Figure scripts:
--------------------

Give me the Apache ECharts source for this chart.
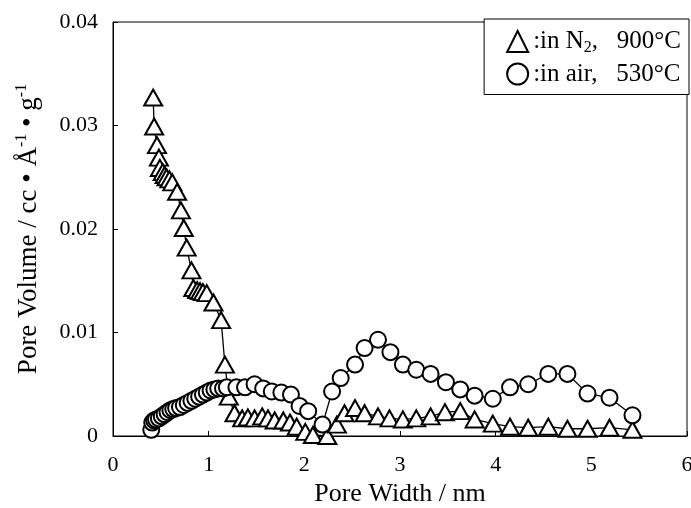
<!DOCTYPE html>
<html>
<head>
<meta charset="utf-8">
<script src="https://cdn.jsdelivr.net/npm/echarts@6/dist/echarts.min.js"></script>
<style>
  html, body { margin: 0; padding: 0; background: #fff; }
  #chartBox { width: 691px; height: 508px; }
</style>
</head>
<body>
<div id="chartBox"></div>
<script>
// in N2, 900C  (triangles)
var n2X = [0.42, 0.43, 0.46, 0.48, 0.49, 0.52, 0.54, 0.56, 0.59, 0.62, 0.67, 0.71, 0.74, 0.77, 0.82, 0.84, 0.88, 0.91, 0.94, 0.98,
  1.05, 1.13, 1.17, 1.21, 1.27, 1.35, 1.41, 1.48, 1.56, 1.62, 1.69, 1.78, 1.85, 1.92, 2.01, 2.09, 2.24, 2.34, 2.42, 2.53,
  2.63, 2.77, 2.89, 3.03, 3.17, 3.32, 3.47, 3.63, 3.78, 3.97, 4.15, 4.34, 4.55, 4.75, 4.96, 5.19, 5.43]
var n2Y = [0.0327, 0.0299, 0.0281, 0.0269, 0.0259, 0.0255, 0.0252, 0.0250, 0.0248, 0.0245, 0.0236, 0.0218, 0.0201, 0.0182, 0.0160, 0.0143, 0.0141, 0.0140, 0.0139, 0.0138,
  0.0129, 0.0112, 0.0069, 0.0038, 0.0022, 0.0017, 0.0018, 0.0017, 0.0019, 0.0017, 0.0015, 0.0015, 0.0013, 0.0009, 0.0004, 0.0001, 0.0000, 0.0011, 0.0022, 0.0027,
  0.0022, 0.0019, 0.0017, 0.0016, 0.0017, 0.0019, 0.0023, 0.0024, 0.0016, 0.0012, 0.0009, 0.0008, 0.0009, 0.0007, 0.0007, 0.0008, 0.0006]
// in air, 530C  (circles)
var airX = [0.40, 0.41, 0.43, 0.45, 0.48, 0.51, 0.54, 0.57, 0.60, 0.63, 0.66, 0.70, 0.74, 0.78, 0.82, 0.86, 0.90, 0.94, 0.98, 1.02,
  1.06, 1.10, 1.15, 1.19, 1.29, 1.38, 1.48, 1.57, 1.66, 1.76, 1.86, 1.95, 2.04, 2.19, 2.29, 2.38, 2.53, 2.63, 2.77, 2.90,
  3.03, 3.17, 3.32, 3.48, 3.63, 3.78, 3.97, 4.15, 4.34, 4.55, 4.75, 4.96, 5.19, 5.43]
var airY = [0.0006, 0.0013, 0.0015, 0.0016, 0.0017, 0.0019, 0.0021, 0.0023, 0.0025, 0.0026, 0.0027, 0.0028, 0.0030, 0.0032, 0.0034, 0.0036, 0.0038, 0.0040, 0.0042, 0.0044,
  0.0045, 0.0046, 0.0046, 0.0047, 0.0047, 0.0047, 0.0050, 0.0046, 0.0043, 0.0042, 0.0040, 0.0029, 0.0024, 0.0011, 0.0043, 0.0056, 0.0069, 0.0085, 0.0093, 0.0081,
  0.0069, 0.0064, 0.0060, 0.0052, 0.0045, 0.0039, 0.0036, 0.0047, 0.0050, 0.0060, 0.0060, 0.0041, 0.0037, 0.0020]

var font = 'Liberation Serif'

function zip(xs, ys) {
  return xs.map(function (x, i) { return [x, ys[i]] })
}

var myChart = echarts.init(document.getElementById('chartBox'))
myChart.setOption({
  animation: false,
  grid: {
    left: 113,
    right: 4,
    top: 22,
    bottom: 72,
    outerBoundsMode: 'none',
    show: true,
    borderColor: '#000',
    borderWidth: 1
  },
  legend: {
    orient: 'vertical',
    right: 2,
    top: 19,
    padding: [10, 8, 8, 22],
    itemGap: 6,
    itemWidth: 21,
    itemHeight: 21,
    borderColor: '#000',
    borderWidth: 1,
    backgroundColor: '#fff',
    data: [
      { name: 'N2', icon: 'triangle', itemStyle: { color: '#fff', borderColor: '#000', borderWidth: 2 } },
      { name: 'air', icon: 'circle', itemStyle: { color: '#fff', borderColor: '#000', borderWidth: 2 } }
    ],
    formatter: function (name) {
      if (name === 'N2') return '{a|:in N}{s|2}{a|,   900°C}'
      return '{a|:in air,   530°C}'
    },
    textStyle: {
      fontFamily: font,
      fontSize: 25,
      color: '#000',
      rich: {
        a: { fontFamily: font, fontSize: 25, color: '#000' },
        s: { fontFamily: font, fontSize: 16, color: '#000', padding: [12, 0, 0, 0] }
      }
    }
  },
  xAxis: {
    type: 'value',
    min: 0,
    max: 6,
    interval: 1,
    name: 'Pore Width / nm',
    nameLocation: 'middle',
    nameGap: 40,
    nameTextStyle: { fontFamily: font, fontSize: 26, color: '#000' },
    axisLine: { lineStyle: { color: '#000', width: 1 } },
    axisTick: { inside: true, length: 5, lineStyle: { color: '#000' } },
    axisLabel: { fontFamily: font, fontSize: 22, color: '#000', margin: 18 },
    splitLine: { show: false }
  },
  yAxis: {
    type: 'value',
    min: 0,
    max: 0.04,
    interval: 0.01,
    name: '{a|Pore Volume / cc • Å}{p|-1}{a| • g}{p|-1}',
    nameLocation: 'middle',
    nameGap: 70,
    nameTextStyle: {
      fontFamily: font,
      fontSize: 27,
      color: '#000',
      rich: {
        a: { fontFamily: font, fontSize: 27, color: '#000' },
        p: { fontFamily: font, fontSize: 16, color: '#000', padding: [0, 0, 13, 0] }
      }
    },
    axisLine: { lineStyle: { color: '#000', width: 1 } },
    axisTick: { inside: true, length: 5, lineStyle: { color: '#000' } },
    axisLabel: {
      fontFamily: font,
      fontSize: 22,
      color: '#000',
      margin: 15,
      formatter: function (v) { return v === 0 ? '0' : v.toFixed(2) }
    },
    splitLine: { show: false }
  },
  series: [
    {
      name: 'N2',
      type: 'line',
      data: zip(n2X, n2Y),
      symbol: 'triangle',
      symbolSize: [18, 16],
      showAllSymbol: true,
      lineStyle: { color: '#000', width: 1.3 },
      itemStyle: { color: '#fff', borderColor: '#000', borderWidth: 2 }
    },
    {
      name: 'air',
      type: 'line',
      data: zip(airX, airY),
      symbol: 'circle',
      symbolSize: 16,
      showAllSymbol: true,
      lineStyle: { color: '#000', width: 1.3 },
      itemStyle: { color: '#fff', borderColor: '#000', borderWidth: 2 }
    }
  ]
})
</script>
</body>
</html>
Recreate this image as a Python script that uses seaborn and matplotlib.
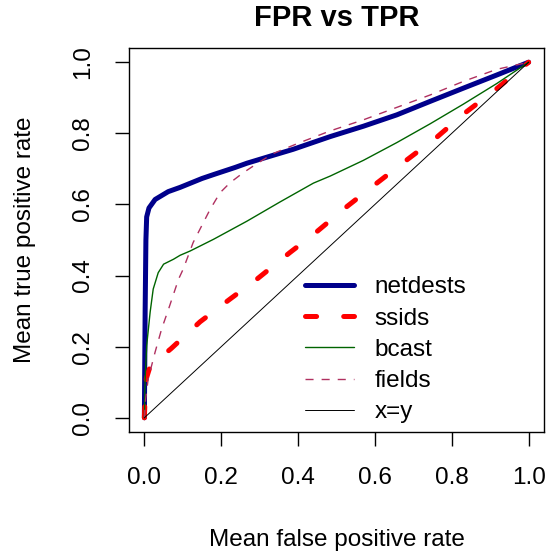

--------------------

Make an exact copy of the records above, with the pictures left out.

The solution:
Give me the Apache ECharts source for this chart.
<!DOCTYPE html>
<html>
<head>
<meta charset="utf-8">
<script src="https://cdn.jsdelivr.net/npm/echarts@6/dist/echarts.min.js"></script>
<style>
  html, body { margin: 0; padding: 0; background: #fff; }
  #chartBox { width: 691px; height: 508px; }
</style>
</head>
<body>
<div id="chartBox"></div>
<script>
// in N2, 900C  (triangles)
var n2X = [0.42, 0.43, 0.46, 0.48, 0.49, 0.52, 0.54, 0.56, 0.59, 0.62, 0.67, 0.71, 0.74, 0.77, 0.82, 0.84, 0.88, 0.91, 0.94, 0.98,
  1.05, 1.13, 1.17, 1.21, 1.27, 1.35, 1.41, 1.48, 1.56, 1.62, 1.69, 1.78, 1.85, 1.92, 2.01, 2.09, 2.24, 2.34, 2.42, 2.53,
  2.63, 2.77, 2.89, 3.03, 3.17, 3.32, 3.47, 3.63, 3.78, 3.97, 4.15, 4.34, 4.55, 4.75, 4.96, 5.19, 5.43]
var n2Y = [0.0327, 0.0299, 0.0281, 0.0269, 0.0259, 0.0255, 0.0252, 0.0250, 0.0248, 0.0245, 0.0236, 0.0218, 0.0201, 0.0182, 0.0160, 0.0143, 0.0141, 0.0140, 0.0139, 0.0138,
  0.0129, 0.0112, 0.0069, 0.0038, 0.0022, 0.0017, 0.0018, 0.0017, 0.0019, 0.0017, 0.0015, 0.0015, 0.0013, 0.0009, 0.0004, 0.0001, 0.0000, 0.0011, 0.0022, 0.0027,
  0.0022, 0.0019, 0.0017, 0.0016, 0.0017, 0.0019, 0.0023, 0.0024, 0.0016, 0.0012, 0.0009, 0.0008, 0.0009, 0.0007, 0.0007, 0.0008, 0.0006]
// in air, 530C  (circles)
var airX = [0.40, 0.41, 0.43, 0.45, 0.48, 0.51, 0.54, 0.57, 0.60, 0.63, 0.66, 0.70, 0.74, 0.78, 0.82, 0.86, 0.90, 0.94, 0.98, 1.02,
  1.06, 1.10, 1.15, 1.19, 1.29, 1.38, 1.48, 1.57, 1.66, 1.76, 1.86, 1.95, 2.04, 2.19, 2.29, 2.38, 2.53, 2.63, 2.77, 2.90,
  3.03, 3.17, 3.32, 3.48, 3.63, 3.78, 3.97, 4.15, 4.34, 4.55, 4.75, 4.96, 5.19, 5.43]
var airY = [0.0006, 0.0013, 0.0015, 0.0016, 0.0017, 0.0019, 0.0021, 0.0023, 0.0025, 0.0026, 0.0027, 0.0028, 0.0030, 0.0032, 0.0034, 0.0036, 0.0038, 0.0040, 0.0042, 0.0044,
  0.0045, 0.0046, 0.0046, 0.0047, 0.0047, 0.0047, 0.0050, 0.0046, 0.0043, 0.0042, 0.0040, 0.0029, 0.0024, 0.0011, 0.0043, 0.0056, 0.0069, 0.0085, 0.0093, 0.0081,
  0.0069, 0.0064, 0.0060, 0.0052, 0.0045, 0.0039, 0.0036, 0.0047, 0.0050, 0.0060, 0.0060, 0.0041, 0.0037, 0.0020]

var font = 'Liberation Serif'

function zip(xs, ys) {
  return xs.map(function (x, i) { return [x, ys[i]] })
}

var myChart = echarts.init(document.getElementById('chartBox'))
myChart.setOption({
  animation: false,
  grid: {
    left: 113,
    right: 4,
    top: 22,
    bottom: 72,
    outerBoundsMode: 'none',
    show: true,
    borderColor: '#000',
    borderWidth: 1
  },
  legend: {
    orient: 'vertical',
    right: 2,
    top: 19,
    padding: [10, 8, 8, 22],
    itemGap: 6,
    itemWidth: 21,
    itemHeight: 21,
    borderColor: '#000',
    borderWidth: 1,
    backgroundColor: '#fff',
    data: [
      { name: 'N2', icon: 'triangle', itemStyle: { color: '#fff', borderColor: '#000', borderWidth: 2 } },
      { name: 'air', icon: 'circle', itemStyle: { color: '#fff', borderColor: '#000', borderWidth: 2 } }
    ],
    formatter: function (name) {
      if (name === 'N2') return '{a|:in N}{s|2}{a|,   900°C}'
      return '{a|:in air,   530°C}'
    },
    textStyle: {
      fontFamily: font,
      fontSize: 25,
      color: '#000',
      rich: {
        a: { fontFamily: font, fontSize: 25, color: '#000' },
        s: { fontFamily: font, fontSize: 16, color: '#000', padding: [12, 0, 0, 0] }
      }
    }
  },
  xAxis: {
    type: 'value',
    min: 0,
    max: 6,
    interval: 1,
    name: 'Pore Width / nm',
    nameLocation: 'middle',
    nameGap: 40,
    nameTextStyle: { fontFamily: font, fontSize: 26, color: '#000' },
    axisLine: { lineStyle: { color: '#000', width: 1 } },
    axisTick: { inside: true, length: 5, lineStyle: { color: '#000' } },
    axisLabel: { fontFamily: font, fontSize: 22, color: '#000', margin: 18 },
    splitLine: { show: false }
  },
  yAxis: {
    type: 'value',
    min: 0,
    max: 0.04,
    interval: 0.01,
    name: '{a|Pore Volume / cc • Å}{p|-1}{a| • g}{p|-1}',
    nameLocation: 'middle',
    nameGap: 70,
    nameTextStyle: {
      fontFamily: font,
      fontSize: 27,
      color: '#000',
      rich: {
        a: { fontFamily: font, fontSize: 27, color: '#000' },
        p: { fontFamily: font, fontSize: 16, color: '#000', padding: [0, 0, 13, 0] }
      }
    },
    axisLine: { lineStyle: { color: '#000', width: 1 } },
    axisTick: { inside: true, length: 5, lineStyle: { color: '#000' } },
    axisLabel: {
      fontFamily: font,
      fontSize: 22,
      color: '#000',
      margin: 15,
      formatter: function (v) { return v === 0 ? '0' : v.toFixed(2) }
    },
    splitLine: { show: false }
  },
  series: [
    {
      name: 'N2',
      type: 'line',
      data: zip(n2X, n2Y),
      symbol: 'triangle',
      symbolSize: [18, 16],
      showAllSymbol: true,
      lineStyle: { color: '#000', width: 1.3 },
      itemStyle: { color: '#fff', borderColor: '#000', borderWidth: 2 }
    },
    {
      name: 'air',
      type: 'line',
      data: zip(airX, airY),
      symbol: 'circle',
      symbolSize: 16,
      showAllSymbol: true,
      lineStyle: { color: '#000', width: 1.3 },
      itemStyle: { color: '#fff', borderColor: '#000', borderWidth: 2 }
    }
  ]
})
</script>
</body>
</html>
Recreate this image as a Python script that uses seaborn and matplotlib.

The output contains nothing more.